If we take an example where software is released under the AGPL, we would be able to see which web services are used in a web application. However, we would not be able to see which subsequent web services those web services may use, unless they also provided us with source code – for example, by also being released under the AGPL.
With web services we must consider that we relinquish control of processing over to the server we are calling. If our application uses this as a critical component, then as developers we at vulnerable to the whim of the administrator that controls the providing web server. There are some cases that this may not be such a big risk as at other times.
For example, the task of parsing an entire document or providing and interactive map to users poses an array of concerns, from freedom to privacy, legal jurisdiction and computing control. A service that synchronises time does not pose the same risks at the same level – however, it may be a risk to privacy, depending on what is done with the information used to make the request (eg. IP address, time of request, computer name etc).
As a rule, if data is being processed remotely from you, you are using an application and you should be able to enjoy the freedoms you enjoy with free software locally. That generally means having control of over the remote server.
While not a software freedom issue, one additional benefit of the AGPL is peer review and software development. This benefit is more relevant to the philosophies of the open source software movement. We can expect that compromise of web based software would be much faster and simplistic with access to the source code. However, we could contend that this will also mean more rapidly developed software and a higher level of quality and security in the software. When we are not free to study, modify and distribute our modifications – this concern of 'openness' is not positioned to thrive. It is software freedom that gives us the opportunity to benefit from better software evolution. Without freedom, we are restricted in our activities.

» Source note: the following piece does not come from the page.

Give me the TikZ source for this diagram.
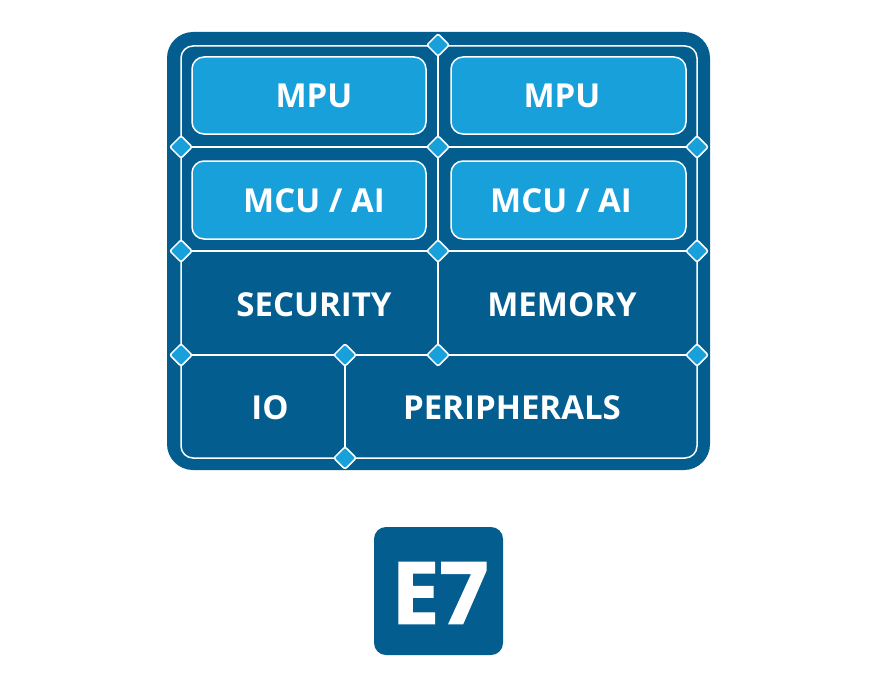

The major benefit of the AGPL as opposed to the GPL is the 'Networked Copyleft' effect of using the AGPL v3. GPL software may be used to provide a web server based service (for example an office suite) that the user has no control over. Much worse than proprietary software, this software and hardware may provide the user with no control whatsoever over their computing. The most worrying consideration is that the work of perhaps thousands of Free Software developers can be used to provide a service which strips users of their freedoms, under the ambiguous name of 'Software as a Service' or 'Cloud Computing'. These are terms which do not describe the destructive nature of the software which they are often representing. To take a users freedom away with the hardwork of Free Software developers surely must be the worst thing a service provider can do.
The AGPL begins to solve this problem by not allowing the service provider to be secretive about the code used to provide the service and also to distribute their changes where this is offered to users in public.
This means that other developers can use this software and users can download and install the software locally. It means that the modifications and enhancements cannot be non-free. AGPL v3 enforces copyleft, even when the software is distributed over the network. It also raises awareness about Free Software. It does not solve all of the problems of freedom, computing control and privacy – but it does go significantly further than the GPL alone which leads us to the conclusion that the AGPL is a vital tool for the deployment and concurrent distribution of Free Software online.